Saturday, February 9, 2013

Natural Chicken Keeping and the Rooster dilemma

Random thoughts on "Natural" chicken keeping, rooster dilemma  and the natural health of the flock.

Natural chicken keeping has at it's heart a way of keeping chickens that is as natural to them as possible.

This usually means plenty of space and access to free foraging most of the day, pesticide and GMO free foods, no antibiotics or immunisations. Given good nutrition and being allowed to do what they need to do - chickens tend to be very healthy.

So then I got chickens as a straight run - keeping them all "natural" as per above and they have been VERY healthy so far. However,  out of 53 chickens, 32 were male ....the first run being 17 males and 9 females - that is not 50/50 ....and the person who said they would take my males backed out - and I needed to do some managing of that situation - and learned a lot about roosters.

It certainly is more natural to have roosters in your flock than not. This is simply an observation - about how well they get along in general and they contentment.
I found out when trying to re-home roosters, that there are unwanted roosters everywhere.
I also did some research because I wondered - what the heck to chickens do "in the wild" surely there are as many males as females - and there is no such a thing as 1 rooster for every 8-10 females. And sure enough, they arrange themselves in pairs or small groups, sometimes a few roos stay together, some are solo.

When they all grow up together - given enough space and at least and even number of males and females - you can have as many roosters as you want. Does breed matter - yet it does - but it basically translates into: some need more space than others.

And they all, roosters and hens, are very content together - unless the hens are totally overrun by roos. The guys keep each other in check and off the females - on the other hand, sometimes they stand in line for mating. Again - you need the space.

Natural does not mean: kill 90 % of the males - most suffocating as baby chicks - others eaten for meat. 
Talking about natural chicken keeping after you killed most of the males is - closing your eyes to a part of it....but since this is in part another "rant"  -> it is hypocritical.
Calling yourself a chicken lover after you killed the males for your convenience - is equally hypocritical.
"Oh I love chickens"  (nvn those that got sacrificed so I can have the ones I love.....)

Not saying it is good or bad or that not everyone is doing the best they can - but it IS hypocritical.

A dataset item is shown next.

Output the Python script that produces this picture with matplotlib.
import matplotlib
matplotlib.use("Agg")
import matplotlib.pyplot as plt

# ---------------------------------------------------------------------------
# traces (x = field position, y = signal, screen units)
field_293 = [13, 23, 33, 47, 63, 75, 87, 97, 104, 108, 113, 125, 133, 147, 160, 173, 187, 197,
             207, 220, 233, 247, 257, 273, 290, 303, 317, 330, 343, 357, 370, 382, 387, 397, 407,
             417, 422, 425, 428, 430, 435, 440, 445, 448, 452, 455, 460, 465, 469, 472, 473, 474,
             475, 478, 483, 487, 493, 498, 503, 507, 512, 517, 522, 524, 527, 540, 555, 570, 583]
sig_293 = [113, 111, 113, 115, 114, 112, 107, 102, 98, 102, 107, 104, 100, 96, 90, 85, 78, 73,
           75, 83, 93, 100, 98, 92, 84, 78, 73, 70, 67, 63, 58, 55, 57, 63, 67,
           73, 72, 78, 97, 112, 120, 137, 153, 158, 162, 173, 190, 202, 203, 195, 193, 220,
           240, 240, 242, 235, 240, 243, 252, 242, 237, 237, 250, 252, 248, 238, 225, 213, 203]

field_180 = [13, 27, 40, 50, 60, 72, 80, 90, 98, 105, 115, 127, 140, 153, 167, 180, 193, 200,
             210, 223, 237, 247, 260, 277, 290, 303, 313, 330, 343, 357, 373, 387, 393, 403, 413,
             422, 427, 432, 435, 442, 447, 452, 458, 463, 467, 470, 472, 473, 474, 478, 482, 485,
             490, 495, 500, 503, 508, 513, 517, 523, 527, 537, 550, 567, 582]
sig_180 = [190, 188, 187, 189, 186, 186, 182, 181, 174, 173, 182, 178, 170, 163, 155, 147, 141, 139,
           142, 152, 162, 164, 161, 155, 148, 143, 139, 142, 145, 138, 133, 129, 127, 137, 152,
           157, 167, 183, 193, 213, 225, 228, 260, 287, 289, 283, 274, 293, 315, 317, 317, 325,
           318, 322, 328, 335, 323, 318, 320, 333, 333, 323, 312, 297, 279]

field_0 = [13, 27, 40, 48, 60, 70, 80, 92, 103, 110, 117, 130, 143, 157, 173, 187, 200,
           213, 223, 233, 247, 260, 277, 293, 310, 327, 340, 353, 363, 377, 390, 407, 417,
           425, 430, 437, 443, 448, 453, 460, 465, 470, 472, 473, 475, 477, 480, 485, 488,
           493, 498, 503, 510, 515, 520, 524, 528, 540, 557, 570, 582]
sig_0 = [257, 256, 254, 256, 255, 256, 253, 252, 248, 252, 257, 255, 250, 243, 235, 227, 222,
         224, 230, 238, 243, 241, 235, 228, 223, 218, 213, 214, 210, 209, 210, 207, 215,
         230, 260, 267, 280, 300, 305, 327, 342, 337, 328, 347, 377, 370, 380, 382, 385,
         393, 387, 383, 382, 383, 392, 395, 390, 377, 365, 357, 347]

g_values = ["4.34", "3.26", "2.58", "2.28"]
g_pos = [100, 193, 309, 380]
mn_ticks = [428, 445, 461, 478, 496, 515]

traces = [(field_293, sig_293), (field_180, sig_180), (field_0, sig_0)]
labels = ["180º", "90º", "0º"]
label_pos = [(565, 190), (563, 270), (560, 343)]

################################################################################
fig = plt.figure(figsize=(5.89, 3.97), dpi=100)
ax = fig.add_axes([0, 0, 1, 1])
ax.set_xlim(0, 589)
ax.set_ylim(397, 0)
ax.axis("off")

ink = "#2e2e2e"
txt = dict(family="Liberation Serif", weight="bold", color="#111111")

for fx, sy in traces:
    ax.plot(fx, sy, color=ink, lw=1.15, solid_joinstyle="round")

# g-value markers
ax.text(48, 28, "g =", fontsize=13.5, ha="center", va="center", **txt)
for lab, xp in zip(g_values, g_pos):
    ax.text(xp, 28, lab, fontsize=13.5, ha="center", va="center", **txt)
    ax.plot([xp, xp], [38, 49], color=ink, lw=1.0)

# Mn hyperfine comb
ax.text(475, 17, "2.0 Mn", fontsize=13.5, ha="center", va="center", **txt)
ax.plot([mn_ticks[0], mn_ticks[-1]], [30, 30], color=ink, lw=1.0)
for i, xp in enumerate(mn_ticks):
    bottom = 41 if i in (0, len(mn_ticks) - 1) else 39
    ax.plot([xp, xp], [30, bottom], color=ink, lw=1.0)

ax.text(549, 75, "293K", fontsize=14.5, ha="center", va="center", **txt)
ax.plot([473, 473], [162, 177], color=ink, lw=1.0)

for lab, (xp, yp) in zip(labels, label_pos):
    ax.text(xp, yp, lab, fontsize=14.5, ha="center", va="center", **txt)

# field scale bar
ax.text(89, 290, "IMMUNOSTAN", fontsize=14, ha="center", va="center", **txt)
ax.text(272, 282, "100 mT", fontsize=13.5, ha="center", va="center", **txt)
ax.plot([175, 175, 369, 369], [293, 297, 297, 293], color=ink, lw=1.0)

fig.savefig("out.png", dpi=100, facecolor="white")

So let's face it: it is all relative and you are keeping chickens for your own purposes, be it eggs, meat, business or pleasure. Being a truly "natural" chicken keeper is in a way an oxymoron, because there are no safe coops in the wild, no predator protection. Of course, without those, our chickens would not really make it it many part of the country at all. Natural and Keeping is the oxymoron. The only truly natural way is: in nature - not kept at all.

So, that being out of the way, we can keep chickens as natural as possible. .... except for the roosters part. Who wants to feed them? Who wants to take care of them? Their noise can be a problem even where there is no limit in agricultural areas. They are not economical, they can fight - but that includes fighting predators. They are quite watchful.
Of course because of inbreeding and breeding for fighting, there appears to be a lot of rooster to rooster aggression - and they will fight and will kill each other.....though in my research on the original chickens ...death seemed to hardly ever occur.

Of course, many breeds have had their broodiness bred out of them ...so we can have eggs all year, in fact, how natural is THAT?  And, how natural is it to take away the babies of those birds - so I guess the egg laying backyard flocks are by themselves a step removed from natural.

And what about those pet chickens in your flock? In a healthy natural flock - nature takes care of the small and weak and deformed and those who can't keep up. A lot of the more sentimental chicken keepers tend to those especially. I see it in myself: there is this runt in my second straight run...half the size of anyone else ...bottom of the pecking order and sometimes i think one day they are gonna kill her - and I try to give her the best and most nutritious tit-bits - how healthy and natural is THAT for the flock as a whole? - Pet chicken keeping is not natural chicken keeping.

Culling in nature, whether by predators or from their own kind always leads to the best and healthiest flock as a whole. Culling is a necessity of truly natural chicken keeping.


In conclusion:

The backyard chickens we have are no longer natural.
Natural chicken keeping does NOT require to kill most of the roosters. Monitoring rooster numbers  is only necessary if you keep too many birds for the space you have.
Culling of the weak and sick is part of good natural chicken keeping (unless you have predators doing it for you), given the same healthy living condition for all members of the flock.

No matter how I look at it though -  don't want to do the killing - not for space, sex, meat or to pacify some neighbors - and not because some chick is a runt.

So I am unfit to be a chicken keeper - natural or otherwise. I might be able to grow into  a chicken rescuer - but the vet requirements will probably prohibit that.

In "natural chicken keeping", and in  contrast to the abominations happening in the commercial  poultry industry, we strive to be as close as possible to allow the chickens we DO in fact keep around our house and yard their natural expressions and foods, ....but as a whole, natural - is is not.